How is it possible that a town like Tampa–whose diluted Cuban-American community largely pronounces the common last name Martinez as marr-tin-esz–could beat out the mecca of the Historic Cuban-American exile community for best Cuban sandwich? This is according to an article published by the University of South Florida (a Tampa area school, despite it’s name).
Unbeknownst to me, there has been a rivalry between Tampa and Miami on this issue for quite some time. I never would have thought of it, since Miami has long been the natural home of all things Cuban outside the island itself.

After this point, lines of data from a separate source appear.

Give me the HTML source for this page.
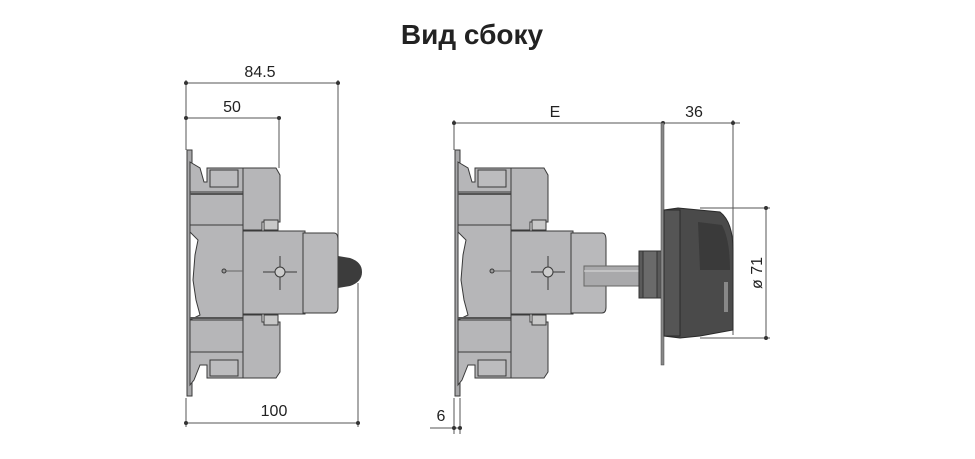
<!DOCTYPE html>
<html><head><meta charset="utf-8"><style>
html,body{margin:0;padding:0;background:#fff;}
svg{display:block;}
text{font-family:"Liberation Sans",sans-serif;fill:#222;}
</style></head><body>
<svg width="975" height="459" viewBox="0 0 975 459" xmlns="http://www.w3.org/2000/svg">
<defs>
<g id="dev" stroke="#3a3a3a" stroke-width="1">
  <rect x="187" y="150" width="5" height="246" fill="#a8a8aa"/>
  <path d="M190 162 L200 168 L204 182 L207 182 L207 168 L243 168 L243 378 L207 378 L207 365 L200 365 L194 380 L190 385 Z" fill="#b6b6b8"/>
  <path d="M210 170 L238 170 L238 187 L210 187 Z" fill="#bcbcbe"/>
  <path d="M210 360 L238 360 L238 376 L210 376 Z" fill="#bcbcbe"/>
  <path d="M190 232 L198 240 L195 255 L193 280 L196 300 L200 315 L190 320 Z" fill="#fff" stroke="#3a3a3a"/>
  <line x1="190" y1="192" x2="243" y2="192"/>
  <line x1="190" y1="225" x2="243" y2="225"/>
  <line x1="190" y1="320" x2="243" y2="320"/>
  <line x1="190" y1="352" x2="243" y2="352"/>
  <path d="M190 194 L247 194 L247 230" fill="none" stroke="#555" stroke-width="2"/>
  <path d="M190 318 L247 318 L247 352" fill="none" stroke="#555" stroke-width="2"/>
  <path d="M243 168 L276 168 L280 175 L280 222 L262 222 L262 230 L243 230 Z" fill="#b6b6b8"/>
  <path d="M243 315 L262 315 L262 322 L280 322 L280 372 L276 378 L243 378 Z" fill="#b6b6b8"/>
  <rect x="264" y="220" width="14" height="10" fill="#c8c8c8"/>
  <rect x="264" y="315" width="14" height="10" fill="#c8c8c8"/>
  <rect x="243" y="231" width="62" height="83" fill="#b6b6b8"/>
  <path d="M303 233 L334 233 Q338 233 338 240 L338 307 Q338 313 334 313 L303 313 Z" fill="#b9b9bb"/>
  <line x1="224" y1="271" x2="243" y2="271" stroke="#666"/>
  <circle cx="224" cy="271" r="2" fill="#999"/>
  <line x1="263" y1="272" x2="297" y2="272"/>
  <line x1="280" y1="256" x2="280" y2="290"/>
  <circle cx="280" cy="272" r="5" fill="#ccc"/>
</g>
</defs>

<text x="472" y="44" font-size="28" font-weight="bold" text-anchor="middle" fill="#1a1a1a">Вид сбоку</text>

<g stroke="#555" stroke-width="1" fill="none">
  <line x1="186" y1="83" x2="340" y2="83"/>
  <line x1="186" y1="118" x2="281" y2="118"/>
  <line x1="186" y1="80" x2="186" y2="150"/>
  <line x1="279" y1="118" x2="279" y2="168"/>
  <line x1="338" y1="80" x2="338" y2="252"/>
  <line x1="358" y1="283" x2="358" y2="427"/>
  <line x1="186" y1="398" x2="186" y2="427"/>
  <line x1="186" y1="423" x2="360" y2="423"/>
  <line x1="454" y1="123" x2="740" y2="123"/>
  <line x1="454" y1="120" x2="454" y2="150"/>
  <line x1="733" y1="120" x2="733" y2="335"/>
  <line x1="700" y1="208" x2="770" y2="208"/>
  <line x1="700" y1="338" x2="770" y2="338"/>
  <line x1="766" y1="206" x2="766" y2="340"/>
  <line x1="454" y1="398" x2="454" y2="434"/>
  <line x1="460" y1="398" x2="460" y2="434"/>
  <line x1="430" y1="428" x2="462" y2="428"/>
</g>
<g fill="#333">
  <circle cx="186" cy="83" r="2"/><circle cx="338" cy="83" r="2"/>
  <circle cx="186" cy="118" r="2"/><circle cx="279" cy="118" r="2"/>
  <circle cx="186" cy="423" r="2"/><circle cx="358" cy="423" r="2"/>
  <circle cx="454" cy="123" r="2"/><circle cx="663" cy="123" r="2"/><circle cx="733" cy="123" r="2"/>
  <circle cx="766" cy="208" r="2"/><circle cx="766" cy="338" r="2"/>
  <circle cx="454" cy="428" r="2"/><circle cx="460" cy="428" r="2"/>
</g>

<text x="260" y="77" font-size="16" text-anchor="middle">84.5</text>
<text x="232" y="112" font-size="16" text-anchor="middle">50</text>
<text x="274" y="416" font-size="16" text-anchor="middle">100</text>
<text x="555" y="117" font-size="16" text-anchor="middle">E</text>
<text x="694" y="117" font-size="16" text-anchor="middle">36</text>
<text x="441" y="421" font-size="16" text-anchor="middle">6</text>
<text x="0" y="0" font-size="16" text-anchor="middle" transform="translate(762,273) rotate(-90)">ø 71</text>

<use href="#dev"/>
<path d="M338 256 L350 258 Q362 262 362 272 Q362 282 350 286 L338 288 Z" fill="#3c3c3c"/>

<use href="#dev" transform="translate(268,0)"/>
<rect x="584" y="266" width="56" height="20" fill="#a9a9ab" stroke="#666"/>
<line x1="584" y1="271" x2="640" y2="271" stroke="#ddd"/>
<rect x="639" y="251" width="23" height="47" fill="#5a5a5a" stroke="#333"/>
<rect x="643" y="251" width="14" height="47" fill="#6a6a6a" stroke="#333"/>
<rect x="661" y="123" width="3" height="242" fill="#888" stroke="#444" stroke-width="0.5"/>
<path d="M664 210 L678 208 L720 212 Q733 222 733 250 L733 330 L700 336 L680 338 L664 336 Z" fill="#4a4a4a" stroke="#2a2a2a"/>
<rect x="664" y="210" width="16" height="126" fill="#555" stroke="#2a2a2a"/>
<path d="M698 222 L722 225 Q730 240 730 270 L700 270 Z" fill="#3a3a3a"/>
<rect x="724" y="282" width="4" height="30" fill="#888"/>
</svg>
</body></html>
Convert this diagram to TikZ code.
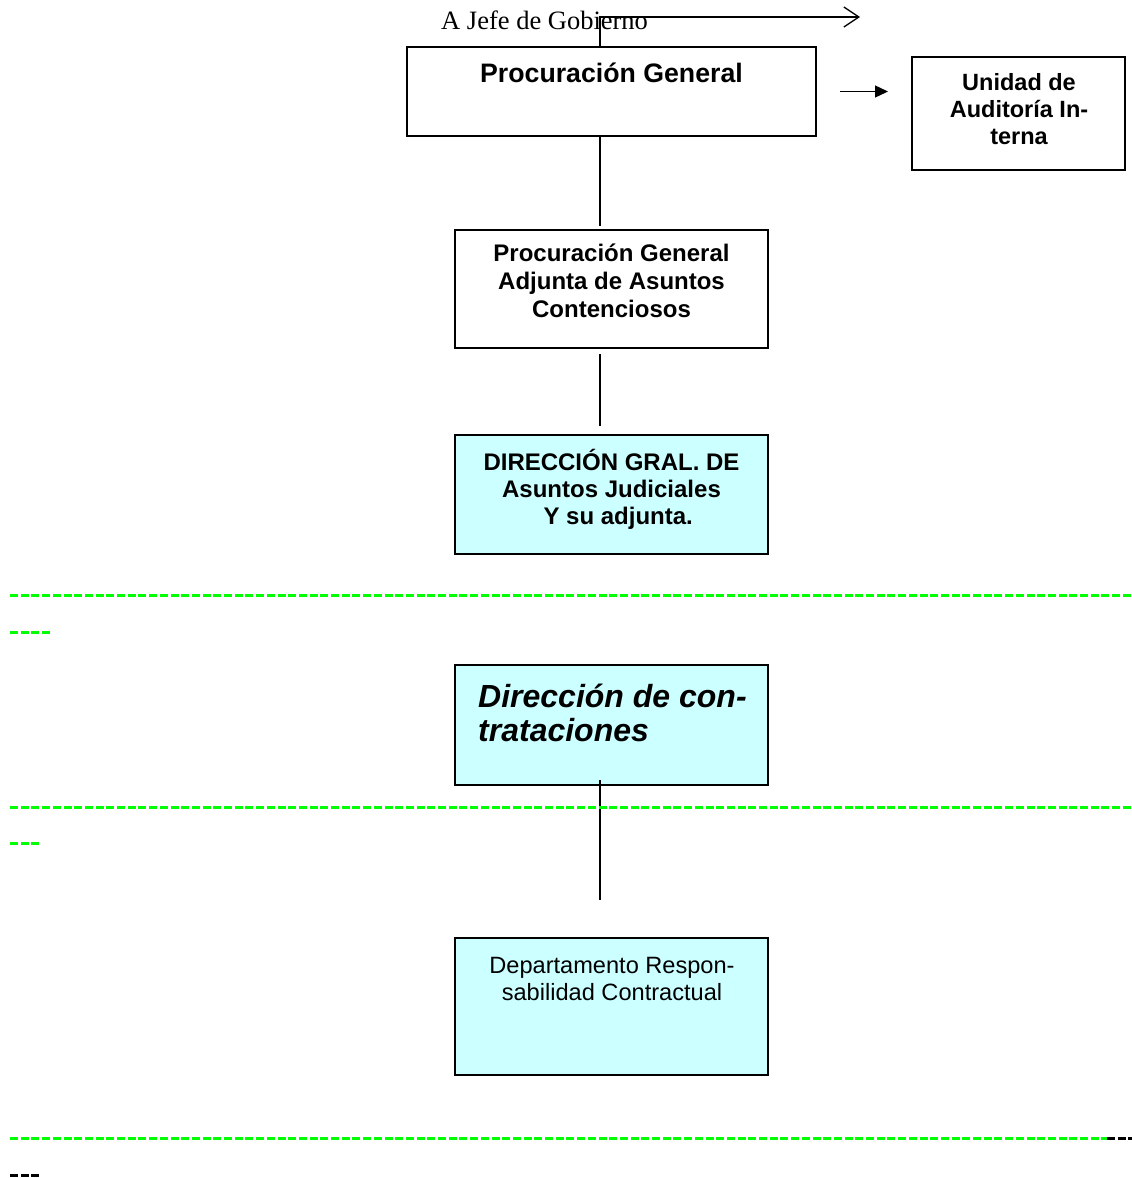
\documentclass[tikz,border=0pt]{standalone}
\usepackage{fontspec}
\setmainfont{Liberation Serif}
\newfontfamily\arial{Liberation Sans}
\usetikzlibrary{arrows.meta,shadows,calc}
\definecolor{boxcyan}{HTML}{CCFFFF}
\definecolor{dashgreen}{HTML}{00FF00}
\begin{document}
\begin{tikzpicture}[x=1pt,y=-1pt,
  box/.style={draw=black, fill=white, line width=1.6pt, anchor=north west, inner sep=0pt, outer sep=0pt,
    drop shadow={shadow xshift=1.3pt, shadow yshift=-1.3pt, fill=black!45, opacity=1}},
  cyanbox/.style={box, fill=boxcyan},
  boxtext/.style={anchor=base, inner sep=0pt, align=center},
  conn/.style={draw=black, line width=1.3pt},
  gdash/.style={draw=dashgreen, line width=3pt, dash pattern=on 8pt off 2.7pt},
  kdash/.style={draw=black, line width=3pt, dash pattern=on 8pt off 2.7pt},
]
\useasboundingbox (0,0) rectangle (1132,1178);
\fill[white] (0,0) rectangle (1132,1178);

% title text
\node[anchor=base west, inner sep=0pt, font=\fontsize{26.5}{30}\selectfont] (jefe) at (441,29) {A Jefe de Gobierno};

% boxes (text nodes anchored at the baseline of their last line)
\node[box, minimum width=409, minimum height=89] (pg) at (407,47) {};
\node[boxtext, font=\arial\bfseries\fontsize{26.7}{30}\selectfont] (pgt) at (611.5,82) {Procuración General};

\node[box, minimum width=213, minimum height=113] (ua) at (912,57) {};
\node[boxtext, font=\arial\bfseries\fontsize{23.5}{27}\selectfont] (uat) at (1019,144) {Unidad de\\Auditoría In-\\terna};

\node[box, minimum width=313, minimum height=118] (pa) at (455,230) {};
\node[boxtext, font=\arial\bfseries\fontsize{24}{27.6}\selectfont] (pat) at (611.5,317) {Procuración General\\Adjunta de Asuntos\\Contenciosos};

\node[cyanbox, minimum width=313, minimum height=119] (dg) at (455,435) {};
\node[boxtext, font=\arial\bfseries\fontsize{24}{27}\selectfont] (dgt) at (611.5,524) {DIRECCIÓN GRAL. DE\\Asuntos Judiciales\\\hphantom{x}Y su adjunta.};

\node[cyanbox, minimum width=313, minimum height=120] (dc) at (455,665) {};
\node[anchor=base west, inner sep=0pt, align=left, font=\arial\bfseries\itshape\fontsize{32}{34}\selectfont] (dct) at (478,741) {Dirección de con-\\trataciones};

\node[cyanbox, minimum width=313, minimum height=137] (dr) at (455,938) {};
\node[boxtext, font=\arial\fontsize{23.6}{27}\selectfont] (drt) at (612,1000) {Departamento Respon-\\sabilidad Contractual};

% connectors
\coordinate (jg) at (600,17);
\coordinate (jgend) at (860,17);
\draw[conn, -{Straight Barb[length=15pt,width=20pt,line width=1.3pt]}] (pg.north -| jg) -- (jg) -- (jgend);
\draw[conn, -{Triangle[length=13pt,width=12pt]}] ([xshift=24pt]pg.east) -- ([xshift=-24pt]ua.west |- pg.east);
\draw[conn] (pg.south -| jg) -- ([yshift=4pt]pa.north -| jg);
\draw[conn] ([yshift=-6pt]pa.south -| jg) -- ([yshift=9pt]dg.north -| jg);
\draw[conn] ([yshift=5pt]dc.south -| jg) -- ([yshift=38pt]dr.north -| jg);

% dashed separators
\draw[gdash] (10,595) -- (1132,595);
\draw[gdash] (10,632) -- (50.1,632);
\draw[gdash] (10,807) -- (1132,807);
\draw[gdash] (10,843) -- (39.4,843);
\draw[gdash] (10,1138) -- (1107,1138);
\draw[kdash] (1107,1138) -- (1132,1138);
\draw[kdash] (10,1175) -- (39.4,1175);
\end{tikzpicture}
\end{document}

Of course, I know the strong ties that Tampa has to Cuba dating back to the final years of Spanish occupation of the island, how Tampa became home to many Cuban exiles fleeing the Spanish crown and made the city–particularly Ybor City–a large cigar manufacturing centre. But these days as far as Cuban sandwiches and overall cuisine go, Tampa doesn’t really have much to boast about other than maybe the Columbia Restaurant (which I highly recommend, by the way).
In Miami, on the other hand, there is a Cuban restaurant on just about every corner trying to outdo the others. And let’s not forget the unofficial social headquarters of the Historic Cuban-American Exile community and most famous Cuban restaurant in the world, Versailles Restaurant, which is also in Miami’s little Havana on the famed Calle Ocho.
This is all to say that I think the methodology used to settled this so-called Cuban Sandwich War might be a little flawed. I may be wrong, but I have a feeling anyone who’s ever tried a Cuban Sandwich in Miami’s Sarussi Cafeteria would agree.